The Miss America pattern was the only one produced with footed pieces and a squared open handle. Most of this pattern was crudely made. It came in opaque white, opaque white with a small band of decaled roses, and orange & white marbleized. Some dark transparent green cups and saucers have been found, but no serving pieces to date have been found. A novel merchandising idea came along when this set Boxed set was manufactured. A box with an izinglass insert in the box lid was produced to show these sets off to the best advantage. These still can be found by the collector.

Along came World War II. Shortly thereafter, cheap toys from Japan put the crunch on domestic toy companies. Akro Agate Glass Company was no exception. One of the last flings to stay in business was to make a large contract order for the J.P. Pressman Company in New York City. The molds used for this order were different in shape and size to anything Akro had produced before. These were named "Chiquita" and were made in transparent gray-blue and opaque green, and fired-on colors of green, orange, yellow and cobalt in large and small sets. Most of these came in boxed sets of six. Some opaque colored sets were also made in dark blue, turquoise - ranging in color from light to dark, and yellow and white. There is not a lot of this around, and these colors are not nearly as pretty as the earlier colors.

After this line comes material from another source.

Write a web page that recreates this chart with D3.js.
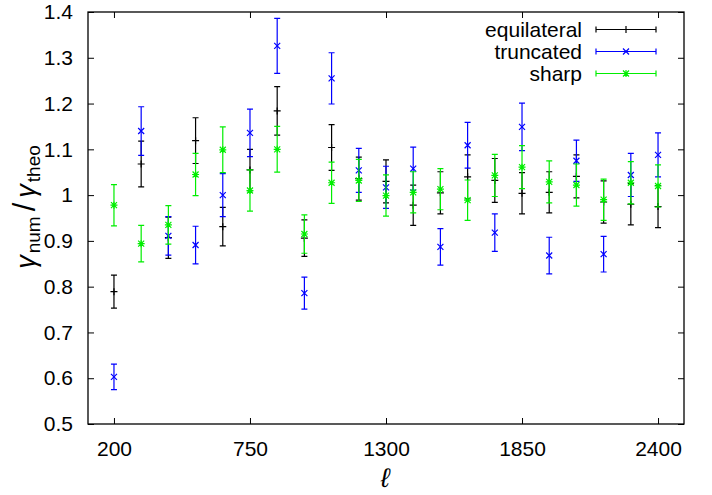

I have been able to find some transparent colors in the same shape as the fired-on colors. Transparent beer bottle brown, green, and a very rare set of transparent cobalt blue made for the J.P. Pressman Company were all very crudely made with wavy, bubbly, crazed glass, The lids are distorted and will not set straight on the teapots. This was caused by cheap production methods and raw materials in an effort to compete in the marketplace. As we all know, Akro was not able to compete with Japanese imports, and closed their doors.

These are some things I have learned collecting Akro. I know other collectors have learned many similar things, and many other facts, also. I am by no means an authority on Akro Agate. I have studied the books, articles, all available material, talked to a lot of dealers and collectors, corresponded with many people, received a lot, of "for sale" lists, and spent a lot of money. It has all been fun. Over the years I have put together about seventy sets, many rare and one-of-a-kind sets and pieces, and I've exchanged common colors in my sets for rarer colors. I have had my Akro sets photographed and made available for a slide program. I am currently in the process of updating and photographing again all of my sets for a slide program exclusively for the NDGA. I hope you enjoyed the article and learned something.